Gabriel Marcel, who has remained among the foremost of French existentialists for nearly half a century, said in his first William James lecture yesterday that a philosopher only remains a philosopher so long as he retains the child's capacity for "wonderment."

"Any philosopher worthy of the name," Marcel asserted, refuses to submit to the negative attitudes and disillusionments which constantly confront him. He clings to his capacity for wonderment "despite everything surrounding him, and even within him, that tends to dispel it."

Marcel, who is known as a dramatist, musician, and literary critic as well as a philosopher, pointed especially to the danger of "agnostic resignation . . . , which can effect the vividness of a philosopher's original aspirations like a kind of atmospheric blight."

The person who submits to such resignations will ask himself: "Do not the sterile efforts of so many philosophers prove that their search is in vain; that either it is meaningless, or else it is impossible to reach a solution that can compel universal recognition?"
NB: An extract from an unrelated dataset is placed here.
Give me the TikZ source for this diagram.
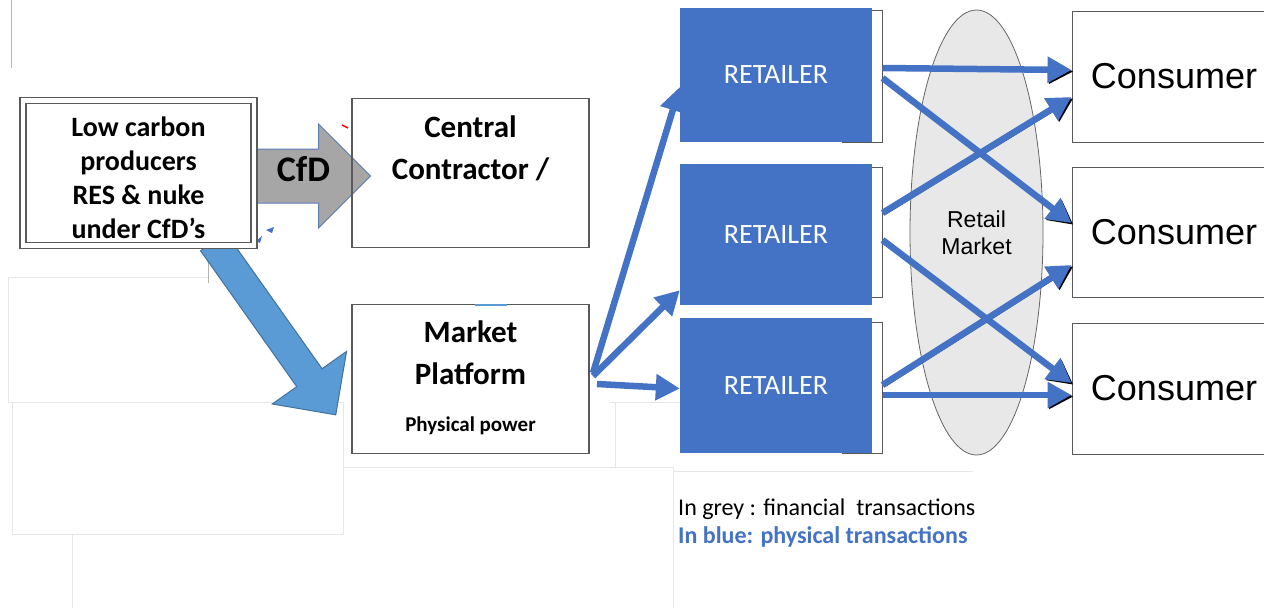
\documentclass[tikz,border=0pt]{standalone}
\usepackage{fontspec}
\setmainfont{Carlito}
\newfontfamily\arialfont{Liberation Sans}
\usetikzlibrary{shapes.geometric, shapes.arrows, arrows.meta, positioning, backgrounds, calc}

\definecolor{retblue}{HTML}{4472C4}
\definecolor{fatblue}{HTML}{5B9BD5}
\definecolor{fatedge}{HTML}{41719C}
\definecolor{cfdgrey}{HTML}{A6A6A6}
\definecolor{cfdedge}{HTML}{5B7DB8}
\definecolor{boxline}{HTML}{595959}
\definecolor{faint}{HTML}{E6E6E6}
\definecolor{mktgrey}{HTML}{E8E8E8}

\begin{document}
\begin{tikzpicture}[
    x=1pt, y=-1pt,
    box/.style={rectangle, draw=boxline, line width=1.3pt, minimum width=237pt, minimum height=149pt, inner sep=0pt, outer sep=0pt},
    boldtxt/.style={font=\fontsize{31}{42}\selectfont\bfseries, align=center, inner sep=0pt},
    retailer/.style={rectangle, fill=retblue, minimum width=192pt, inner sep=0pt, text=white, font=\fontsize{28}{32}\selectfont},
    retback/.style={rectangle, draw=boxline, fill=white, line width=1pt, minimum width=40pt, inner sep=0pt},
    consumer/.style={rectangle, draw=boxline, line width=1pt, minimum width=204pt, inner sep=0pt, font=\arialfont\fontsize{36}{40}\selectfont},
    flow/.style={line width=6.5pt, color=retblue, -{Triangle[length=24pt, width=25pt]}},
    trade/.style={flow, preaction={draw=black, line width=2pt, -{Triangle[length=24pt, width=25pt]}, transform canvas={shift={(1.5pt,-1.5pt)}}}},
    faintline/.style={draw=faint, line width=1pt}
]
    \useasboundingbox (0,0) rectangle (1264,608);
    \clip (0,0) rectangle (1264,608);

    % producers and the two central boxes
    \node[box, double=white, double distance=4.5pt, fill=white, minimum width=231pt, minimum height=145pt] (producer) at (138.5,173) {};
    \node[align=center, inner sep=0pt, font=\fontsize{28}{34}\selectfont\bfseries] (producerTxt) at ([yshift=-5pt]producer.center)
        {Low carbon\\producers\\RES \& nuke\\under CfD’s};
    \node[box, right=98pt of producer] (contractor) {};
    \node[boldtxt, below=17pt of contractor.north] (contractorTxt) {Central\\Contractor /};
    \node[box, below=57pt of contractor] (platform) {};
    \node[boldtxt, below=16pt of platform.north] (platformTxt) {Market\\Platform};
    \node[font=\fontsize{21}{25}\selectfont\bfseries, inner sep=0pt, anchor=base] (platformSub) at ([yshift=22pt]platform.south) {Physical power};
    \draw[fatblue, line width=2pt] ([xshift=4pt]platform.north) -- ([xshift=36pt]platform.north);

    % retailers
    \node[retback, minimum height=132pt] (ret1b) at (862,76) {};
    \node[retback, minimum height=130pt] (ret2b) at (862,232) {};
    \node[retback, minimum height=131pt] (ret3b) at (862,387.5) {};
    \node[retailer, minimum height=134pt] (ret1) at (776,75) {RETAILER};
    \node[retailer, minimum height=141pt] (ret2) at (776,234.5) {RETAILER};
    \node[retailer, minimum height=135pt] (ret3) at (776,385.5) {RETAILER};

    % retail market and consumers
    \node[ellipse, draw=gray!80!black, fill=mktgrey, line width=0.8pt, minimum width=133pt, minimum height=445pt, inner sep=0pt,
          align=center, font=\arialfont\fontsize{23}{27}\selectfont] (market) at (976.5,232.5) {Retail\\Market};
    \node[consumer, minimum height=131pt] (con1) at (1174,76.5) {Consumer};
    \node[consumer, minimum height=130pt] (con2) at (1174,232) {Consumer};
    \node[consumer, minimum height=131pt] (con3) at (1174,388.5) {Consumer};

    % legend
    \node[anchor=base west, inner sep=0pt, font=\fontsize{24}{29}\selectfont] (legendGrey) at (678,515) {In grey : financial~ transactions};
    \node[anchor=base west, inner sep=0pt, font=\fontsize{24}{29}\selectfont\bfseries, text=retblue] (legendBlue) at (678,543) {In blue: physical transactions};

    % physical flows
    \draw[flow] ([shift={(4pt,6pt)}]platform.east) -- ([yshift=-12pt]ret1.west);
    \draw[flow] ([shift={(4pt,3pt)}]platform.east) -- ([yshift=15pt]ret2.south west);
    \draw[flow] ([shift={(8pt,-5pt)}]platform.east) -- ([yshift=-3pt]ret3.west);

    \draw[trade] ([yshift=8pt]ret1b.east) -- ([yshift=6.5pt]con1.west);
    \draw[trade] ([yshift=-2pt]ret1b.east) -- ([yshift=9pt]con2.west);
    \draw[trade] ([yshift=19pt]ret2b.east) -- ([yshift=-20.5pt]con1.west);
    \draw[trade] ([yshift=-8pt]ret2b.east) -- ([yshift=5.5pt]con3.west);
    \draw[trade] ([yshift=2.5pt]ret3b.east) -- ([yshift=-33pt]con2.west);
    \draw[trade] ([yshift=-7.5pt]ret3b.east) -- ([yshift=-6.5pt]con3.west);

    \begin{scope}[on background layer]
        \fill[white] (0,0) rectangle (1264,608);
        % leftover frames
        \draw[gray!55, line width=1pt] (11,0) -- (11,68);
        \draw[gray!60, line width=1pt] (208,248) -- (208,283);
        \draw[faintline] (208,277) -- (8,277) -- (8,402) -- (208,402);
        \draw[faintline] (12,402) rectangle (343,534);
        \draw[faintline] (72,534) -- (72,608);
        \draw[faintline] (343,467) -- (673,467) -- (673,608);
        \draw[faintline] (673,471) -- (973,471);
        \draw[faintline] (610,402) -- (680,402);
        \draw[faintline] (615,402) -- (615,467);

        % CfD and physical feed arrows
        \node[single arrow, fill=cfdgrey, draw=cfdedge, line width=1pt, minimum height=120pt, text height=18.8pt, text depth=7.2pt,
              inner ysep=13.5pt, inner xsep=0pt, single arrow head extend=25pt, font=\fontsize{36}{40}\selectfont\bfseries] (cfd) at (297,176) {\hspace{13pt}CfD};
        \node[single arrow, fill=fatblue, draw=fatedge, line width=1pt, minimum height=212pt, inner xsep=0pt, inner ysep=15pt,
              single arrow head extend=30pt, rotate=-54.7] (feed) at (270,322) {};
        \draw[red, line width=1.5pt] (342,125) -- (348,128);
        \fill[retblue] (266,230) -- (274,227) -- (272,233) -- cycle;
        \fill[retblue] (256,241) -- (262,236) -- (260,243) -- cycle;
    \end{scope}
\end{tikzpicture}
\end{document}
But this attitude, Marcel claimed, conflicts with the philosopher's "demand for intelligibility." As early as the Greek philosophers, he saw "a need to clarify the nature of the act of comprehension, and to discover . . . how what we call reality lends itself to comprehension, and within what limits."
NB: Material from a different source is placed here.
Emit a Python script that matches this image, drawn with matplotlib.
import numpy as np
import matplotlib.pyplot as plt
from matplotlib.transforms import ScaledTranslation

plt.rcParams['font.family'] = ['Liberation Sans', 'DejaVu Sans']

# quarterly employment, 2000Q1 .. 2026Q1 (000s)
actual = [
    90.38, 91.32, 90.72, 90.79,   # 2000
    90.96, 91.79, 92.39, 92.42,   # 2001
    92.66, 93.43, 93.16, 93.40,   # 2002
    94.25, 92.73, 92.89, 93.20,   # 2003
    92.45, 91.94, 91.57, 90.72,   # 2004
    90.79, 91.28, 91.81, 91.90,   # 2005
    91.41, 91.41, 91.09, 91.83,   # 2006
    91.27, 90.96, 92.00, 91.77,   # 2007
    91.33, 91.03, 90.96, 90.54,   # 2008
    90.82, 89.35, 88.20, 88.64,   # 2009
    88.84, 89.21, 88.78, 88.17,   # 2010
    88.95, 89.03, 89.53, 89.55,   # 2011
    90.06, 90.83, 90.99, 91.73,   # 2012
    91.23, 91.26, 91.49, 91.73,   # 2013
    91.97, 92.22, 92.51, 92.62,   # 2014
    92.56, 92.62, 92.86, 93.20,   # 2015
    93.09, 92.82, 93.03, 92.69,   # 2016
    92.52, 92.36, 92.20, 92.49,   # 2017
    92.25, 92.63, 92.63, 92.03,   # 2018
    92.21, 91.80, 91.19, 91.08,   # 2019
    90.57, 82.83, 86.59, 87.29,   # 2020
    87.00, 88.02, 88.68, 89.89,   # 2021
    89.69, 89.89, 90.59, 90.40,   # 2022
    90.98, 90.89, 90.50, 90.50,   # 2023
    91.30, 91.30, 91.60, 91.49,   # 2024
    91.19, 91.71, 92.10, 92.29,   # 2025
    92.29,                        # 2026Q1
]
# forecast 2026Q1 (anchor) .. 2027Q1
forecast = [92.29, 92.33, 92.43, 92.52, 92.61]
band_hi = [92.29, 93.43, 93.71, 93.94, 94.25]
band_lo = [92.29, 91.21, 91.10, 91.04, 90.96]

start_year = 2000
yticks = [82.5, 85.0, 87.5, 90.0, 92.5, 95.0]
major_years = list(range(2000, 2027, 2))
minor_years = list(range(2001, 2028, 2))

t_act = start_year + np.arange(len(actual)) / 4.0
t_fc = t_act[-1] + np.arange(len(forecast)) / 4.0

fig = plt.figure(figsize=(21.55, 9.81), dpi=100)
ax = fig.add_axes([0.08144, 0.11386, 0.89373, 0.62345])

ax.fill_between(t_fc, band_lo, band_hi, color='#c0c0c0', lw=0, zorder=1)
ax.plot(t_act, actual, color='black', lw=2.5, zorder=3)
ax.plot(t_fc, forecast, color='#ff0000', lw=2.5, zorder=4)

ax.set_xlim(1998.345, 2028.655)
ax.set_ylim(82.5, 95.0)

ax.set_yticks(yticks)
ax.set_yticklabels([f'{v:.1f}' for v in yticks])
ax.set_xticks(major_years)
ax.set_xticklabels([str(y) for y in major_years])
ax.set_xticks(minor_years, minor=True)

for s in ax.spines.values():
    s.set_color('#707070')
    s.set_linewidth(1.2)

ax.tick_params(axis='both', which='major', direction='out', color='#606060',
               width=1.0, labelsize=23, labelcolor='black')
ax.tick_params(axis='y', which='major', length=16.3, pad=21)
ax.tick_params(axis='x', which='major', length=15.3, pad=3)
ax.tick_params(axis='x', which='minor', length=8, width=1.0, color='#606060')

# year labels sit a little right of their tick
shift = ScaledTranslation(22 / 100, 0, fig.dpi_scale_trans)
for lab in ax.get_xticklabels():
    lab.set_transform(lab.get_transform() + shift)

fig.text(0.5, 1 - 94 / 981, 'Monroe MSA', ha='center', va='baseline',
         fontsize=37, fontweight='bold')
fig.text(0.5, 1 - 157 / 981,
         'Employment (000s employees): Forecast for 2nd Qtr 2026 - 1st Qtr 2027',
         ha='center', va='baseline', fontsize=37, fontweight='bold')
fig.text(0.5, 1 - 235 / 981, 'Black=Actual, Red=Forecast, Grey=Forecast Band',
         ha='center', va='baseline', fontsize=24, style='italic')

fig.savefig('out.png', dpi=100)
Marcel described his own philosophical work as a continuing "research" process. Beginning before World War I, he said, "the notion of research compelled my attention, a type of research that should remain no less inquiring as it progresses and becomes more enlightening."

This research, Marcel said, does not seek to set up propositions which must be recognized as true, but rather to discover the mental processes by which such propositions are reached.
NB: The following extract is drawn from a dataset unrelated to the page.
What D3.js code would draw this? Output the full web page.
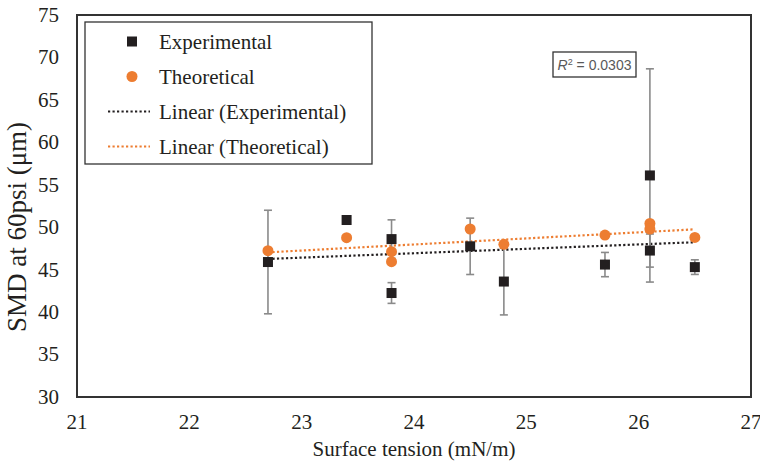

Marcel compared the philosopher with the explorer, in the sense that both carry on their "research" without preconceived notions, and therefore without conflict between expectations and discoveries. The detective, in contrast, is searching for something specific, and rejects everything else he finds as irrelevant.

But Marcel added one important qualification to his emphasis on the philosopher's inquiry and "wonderment." Philosophical questioning, he said, may be used with "blind obstinacy" and degenerate to something "mechanical" if it is separated from experience.

Though he agreed that there have been some "precocious geniuses" in metaphysics, he added: "At my advanced age I am inclined to consider warily any philosophical thought which its author has been so bold as to formulate before living authentically." Experience in books is "never anything but a substitution."